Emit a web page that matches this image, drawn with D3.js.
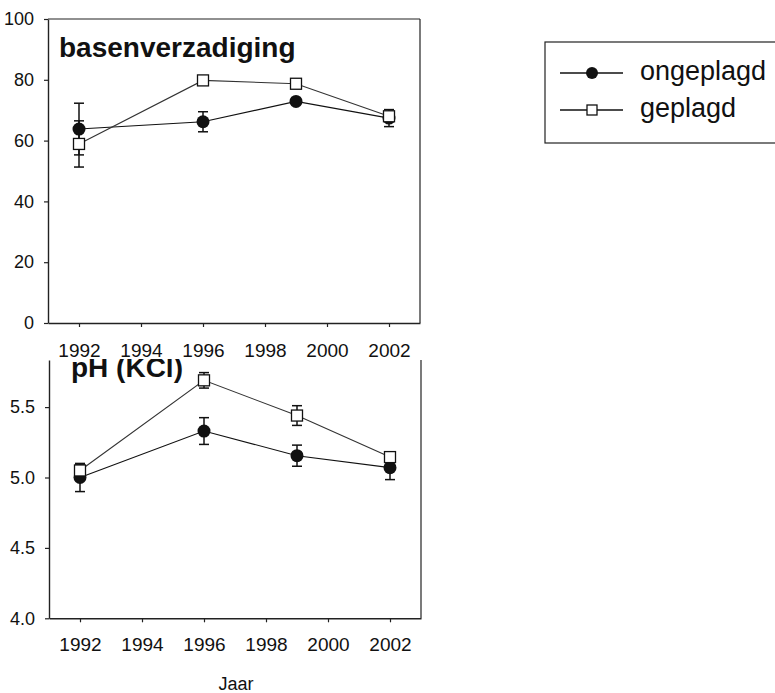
<!DOCTYPE html>
<html><head><meta charset="utf-8">
<script src="https://cdn.jsdelivr.net/npm/d3@7/dist/d3.min.js"></script>
<style>
body{margin:0;background:#fff;}
svg{display:block;font-family:"Liberation Sans",Arial,sans-serif;}
</style></head><body>
<svg id="c" width="775" height="693"></svg>
<script>
// ---- data ----
const years = [1992, 1996, 1999, 2002];
const xTicks = [1992, 1994, 1996, 1998, 2000, 2002];
const bvTicks = [0, 20, 40, 60, 80, 100];
const phTicks = [4.0, 4.5, 5.0, 5.5];
const bvOngeplagd = [63.8, 66.2, 72.9, 67.4];
const bvOngeplagdErr = [8.5, 3.3, 1.0, 2.8];
const bvGeplagd = [58.9, 79.8, 78.7, 68.0];
const bvGeplagdErr = [7.6, 1.0, 1.0, 1.2];
const phOngeplagd = [5.00, 5.33, 5.155, 5.07];
const phOngeplagdErr = [0.10, 0.095, 0.075, 0.085];
const phGeplagd = [5.05, 5.69, 5.44, 5.145];
const phGeplagdErr = [0.04, 0.055, 0.07, 0.02];
const legendLabels = ["ongeplagd", "geplagd"];

const svg = d3.select("#c");

function panel(opt){
  const g = svg.append("g");
  const x = d3.scaleLinear().domain([1991, 2003]).range(opt.xr);
  const y = d3.scaleLinear().domain(opt.yd).range(opt.yr);
  const [x0, x1] = opt.xr;
  const [yb, yt] = opt.yr;
  // frame
  g.append("line").attr("x1", x1).attr("x2", x1).attr("y1", yt).attr("y2", yb)
    .attr("stroke", "#222").attr("stroke-width", 1.2);
  if (opt.topBorder) g.append("line").attr("x1", x0).attr("x2", x1).attr("y1", yt).attr("y2", yt)
    .attr("stroke", "#222").attr("stroke-width", 1.2);
  // axes
  const ax = g.append("g").attr("transform", `translate(0,${yb})`)
    .call(d3.axisBottom(x).tickValues(xTicks).tickFormat(d3.format("d")).tickSize(4).tickPadding(opt.xpad).tickSizeOuter(0));
  const ay = g.append("g").attr("transform", `translate(${x0},0)`)
    .call(d3.axisLeft(y).tickValues(opt.yticks).tickFormat(opt.yfmt).tickSize(4).tickPadding(10).tickSizeOuter(0));
  [ax, ay].forEach(a => {
    a.select(".domain").attr("stroke", "#222").attr("stroke-width", 1.4);
    a.selectAll(".tick line").attr("stroke", "#222").attr("stroke-width", 1.2);
    a.selectAll("text").attr("fill", "#111").style("font-family", '"Liberation Sans",Arial,sans-serif');
  });
  ax.selectAll("text").style("font-size", "19px");
  ay.selectAll("text").style("font-size", "18px");
  // title
  let tg = g;
  if (opt.clipTop != null) {
    const id = "clip" + Math.round(opt.clipTop);
    svg.append("defs").append("clipPath").attr("id", id)
      .append("rect").attr("x", 0).attr("y", opt.clipTop).attr("width", 775).attr("height", 693);
    tg = g.append("g").attr("clip-path", `url(#${id})`);
  }
  tg.append("text").attr("x", opt.tx).attr("y", opt.ty).text(opt.title)
    .style("font-size", "28px").style("font-weight", "bold").attr("fill", "#111");

  const line = d3.line().x((d, i) => x(years[i])).y(d => y(d));
  function series(vals, errs, shape){
    g.append("path").datum(vals).attr("d", line).attr("fill", "none")
      .attr("stroke", shape === "circle" ? "#111" : "#333").attr("stroke-width", 1.1);
    const eb = g.append("g");
    vals.forEach((v, i) => {
      const cx = x(years[i]);
      const ya = y(v + errs[i]), yb2 = y(v - errs[i]);
      eb.append("line").attr("x1", cx).attr("x2", cx).attr("y1", ya).attr("y2", yb2).attr("stroke", "#111").attr("stroke-width", 1.5);
      eb.append("line").attr("x1", cx - 5).attr("x2", cx + 5).attr("y1", ya).attr("y2", ya).attr("stroke", "#111").attr("stroke-width", 1.5);
      eb.append("line").attr("x1", cx - 5).attr("x2", cx + 5).attr("y1", yb2).attr("y2", yb2).attr("stroke", "#111").attr("stroke-width", 1.5);
    });
    vals.forEach((v, i) => {
      const cx = x(years[i]), cy = y(v);
      if (shape === "circle") g.append("circle").attr("cx", cx).attr("cy", cy).attr("r", 6.5).attr("fill", "#111");
      else g.append("rect").attr("x", cx - 5.5).attr("y", cy - 5.5).attr("width", 11).attr("height", 11)
        .attr("fill", "#fff").attr("stroke", "#111").attr("stroke-width", 1.3);
    });
  }
  series(opt.a, opt.ae, "circle");
  series(opt.b, opt.be, "square");
}

panel({xr: [48, 420], yr: [323, 19], yd: [0, 100], yticks: bvTicks, yfmt: d3.format("d"),
  xpad: 17, topBorder: true, title: "basenverzadiging", tx: 59, ty: 57,
  a: bvOngeplagd, ae: bvOngeplagdErr, b: bvGeplagd, be: bvGeplagdErr});

panel({xr: [49, 421], yr: [618.3, 360], yd: [4.0, 4.0 + 258.3 / 140.8], yticks: phTicks, yfmt: d3.format(".1f"),
  xpad: 15, topBorder: false, title: "pH (KCl)", tx: 71, ty: 377, clipTop: 359,
  a: phOngeplagd, ae: phOngeplagdErr, b: phGeplagd, be: phGeplagdErr});

svg.append("text").attr("x", 236).attr("y", 690).attr("text-anchor", "middle")
  .text("Jaar").style("font-size", "18px").attr("fill", "#111");

// legend
const lg = svg.append("g");
lg.append("rect").attr("x", 545).attr("y", 42).attr("width", 240).attr("height", 101)
  .attr("fill", "#fff").attr("stroke", "#222").attr("stroke-width", 1.2);
legendLabels.forEach((lab, i) => {
  const ly = 73 + i * 37;
  lg.append("line").attr("x1", 560).attr("x2", 623).attr("y1", ly).attr("y2", ly).attr("stroke", "#111").attr("stroke-width", 1.4);
  if (i === 0) lg.append("circle").attr("cx", 592).attr("cy", ly).attr("r", 6).attr("fill", "#111");
  else lg.append("rect").attr("x", 587).attr("y", ly - 5).attr("width", 10).attr("height", 10)
    .attr("fill", "#fff").attr("stroke", "#111").attr("stroke-width", 1.3);
  lg.append("text").attr("x", 640).attr("y", ly + 7).text(lab).style("font-size", "27px").attr("fill", "#111");
});
</script>
</body></html>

Problem details: Transcribe the listing above verbatim. Omit the pictures.

Result below:
Emit a web page that matches this image, drawn with D3.js.
<!DOCTYPE html>
<html><head><meta charset="utf-8">
<script src="https://cdn.jsdelivr.net/npm/d3@7/dist/d3.min.js"></script>
<style>
body{margin:0;background:#fff;}
svg{display:block;font-family:"Liberation Sans",Arial,sans-serif;}
</style></head><body>
<svg id="c" width="775" height="693"></svg>
<script>
// ---- data ----
const years = [1992, 1996, 1999, 2002];
const xTicks = [1992, 1994, 1996, 1998, 2000, 2002];
const bvTicks = [0, 20, 40, 60, 80, 100];
const phTicks = [4.0, 4.5, 5.0, 5.5];
const bvOngeplagd = [63.8, 66.2, 72.9, 67.4];
const bvOngeplagdErr = [8.5, 3.3, 1.0, 2.8];
const bvGeplagd = [58.9, 79.8, 78.7, 68.0];
const bvGeplagdErr = [7.6, 1.0, 1.0, 1.2];
const phOngeplagd = [5.00, 5.33, 5.155, 5.07];
const phOngeplagdErr = [0.10, 0.095, 0.075, 0.085];
const phGeplagd = [5.05, 5.69, 5.44, 5.145];
const phGeplagdErr = [0.04, 0.055, 0.07, 0.02];
const legendLabels = ["ongeplagd", "geplagd"];

const svg = d3.select("#c");

function panel(opt){
  const g = svg.append("g");
  const x = d3.scaleLinear().domain([1991, 2003]).range(opt.xr);
  const y = d3.scaleLinear().domain(opt.yd).range(opt.yr);
  const [x0, x1] = opt.xr;
  const [yb, yt] = opt.yr;
  // frame
  g.append("line").attr("x1", x1).attr("x2", x1).attr("y1", yt).attr("y2", yb)
    .attr("stroke", "#222").attr("stroke-width", 1.2);
  if (opt.topBorder) g.append("line").attr("x1", x0).attr("x2", x1).attr("y1", yt).attr("y2", yt)
    .attr("stroke", "#222").attr("stroke-width", 1.2);
  // axes
  const ax = g.append("g").attr("transform", `translate(0,${yb})`)
    .call(d3.axisBottom(x).tickValues(xTicks).tickFormat(d3.format("d")).tickSize(4).tickPadding(opt.xpad).tickSizeOuter(0));
  const ay = g.append("g").attr("transform", `translate(${x0},0)`)
    .call(d3.axisLeft(y).tickValues(opt.yticks).tickFormat(opt.yfmt).tickSize(4).tickPadding(10).tickSizeOuter(0));
  [ax, ay].forEach(a => {
    a.select(".domain").attr("stroke", "#222").attr("stroke-width", 1.4);
    a.selectAll(".tick line").attr("stroke", "#222").attr("stroke-width", 1.2);
    a.selectAll("text").attr("fill", "#111").style("font-family", '"Liberation Sans",Arial,sans-serif');
  });
  ax.selectAll("text").style("font-size", "19px");
  ay.selectAll("text").style("font-size", "18px");
  // title
  let tg = g;
  if (opt.clipTop != null) {
    const id = "clip" + Math.round(opt.clipTop);
    svg.append("defs").append("clipPath").attr("id", id)
      .append("rect").attr("x", 0).attr("y", opt.clipTop).attr("width", 775).attr("height", 693);
    tg = g.append("g").attr("clip-path", `url(#${id})`);
  }
  tg.append("text").attr("x", opt.tx).attr("y", opt.ty).text(opt.title)
    .style("font-size", "28px").style("font-weight", "bold").attr("fill", "#111");

  const line = d3.line().x((d, i) => x(years[i])).y(d => y(d));
  function series(vals, errs, shape){
    g.append("path").datum(vals).attr("d", line).attr("fill", "none")
      .attr("stroke", shape === "circle" ? "#111" : "#333").attr("stroke-width", 1.1);
    const eb = g.append("g");
    vals.forEach((v, i) => {
      const cx = x(years[i]);
      const ya = y(v + errs[i]), yb2 = y(v - errs[i]);
      eb.append("line").attr("x1", cx).attr("x2", cx).attr("y1", ya).attr("y2", yb2).attr("stroke", "#111").attr("stroke-width", 1.5);
      eb.append("line").attr("x1", cx - 5).attr("x2", cx + 5).attr("y1", ya).attr("y2", ya).attr("stroke", "#111").attr("stroke-width", 1.5);
      eb.append("line").attr("x1", cx - 5).attr("x2", cx + 5).attr("y1", yb2).attr("y2", yb2).attr("stroke", "#111").attr("stroke-width", 1.5);
    });
    vals.forEach((v, i) => {
      const cx = x(years[i]), cy = y(v);
      if (shape === "circle") g.append("circle").attr("cx", cx).attr("cy", cy).attr("r", 6.5).attr("fill", "#111");
      else g.append("rect").attr("x", cx - 5.5).attr("y", cy - 5.5).attr("width", 11).attr("height", 11)
        .attr("fill", "#fff").attr("stroke", "#111").attr("stroke-width", 1.3);
    });
  }
  series(opt.a, opt.ae, "circle");
  series(opt.b, opt.be, "square");
}

panel({xr: [48, 420], yr: [323, 19], yd: [0, 100], yticks: bvTicks, yfmt: d3.format("d"),
  xpad: 17, topBorder: true, title: "basenverzadiging", tx: 59, ty: 57,
  a: bvOngeplagd, ae: bvOngeplagdErr, b: bvGeplagd, be: bvGeplagdErr});

panel({xr: [49, 421], yr: [618.3, 360], yd: [4.0, 4.0 + 258.3 / 140.8], yticks: phTicks, yfmt: d3.format(".1f"),
  xpad: 15, topBorder: false, title: "pH (KCl)", tx: 71, ty: 377, clipTop: 359,
  a: phOngeplagd, ae: phOngeplagdErr, b: phGeplagd, be: phGeplagdErr});

svg.append("text").attr("x", 236).attr("y", 690).attr("text-anchor", "middle")
  .text("Jaar").style("font-size", "18px").attr("fill", "#111");

// legend
const lg = svg.append("g");
lg.append("rect").attr("x", 545).attr("y", 42).attr("width", 240).attr("height", 101)
  .attr("fill", "#fff").attr("stroke", "#222").attr("stroke-width", 1.2);
legendLabels.forEach((lab, i) => {
  const ly = 73 + i * 37;
  lg.append("line").attr("x1", 560).attr("x2", 623).attr("y1", ly).attr("y2", ly).attr("stroke", "#111").attr("stroke-width", 1.4);
  if (i === 0) lg.append("circle").attr("cx", 592).attr("cy", ly).attr("r", 6).attr("fill", "#111");
  else lg.append("rect").attr("x", 587).attr("y", ly - 5).attr("width", 10).attr("height", 10)
    .attr("fill", "#fff").attr("stroke", "#111").attr("stroke-width", 1.3);
  lg.append("text").attr("x", 640).attr("y", ly + 7).text(lab).style("font-size", "27px").attr("fill", "#111");
});
</script>
</body></html>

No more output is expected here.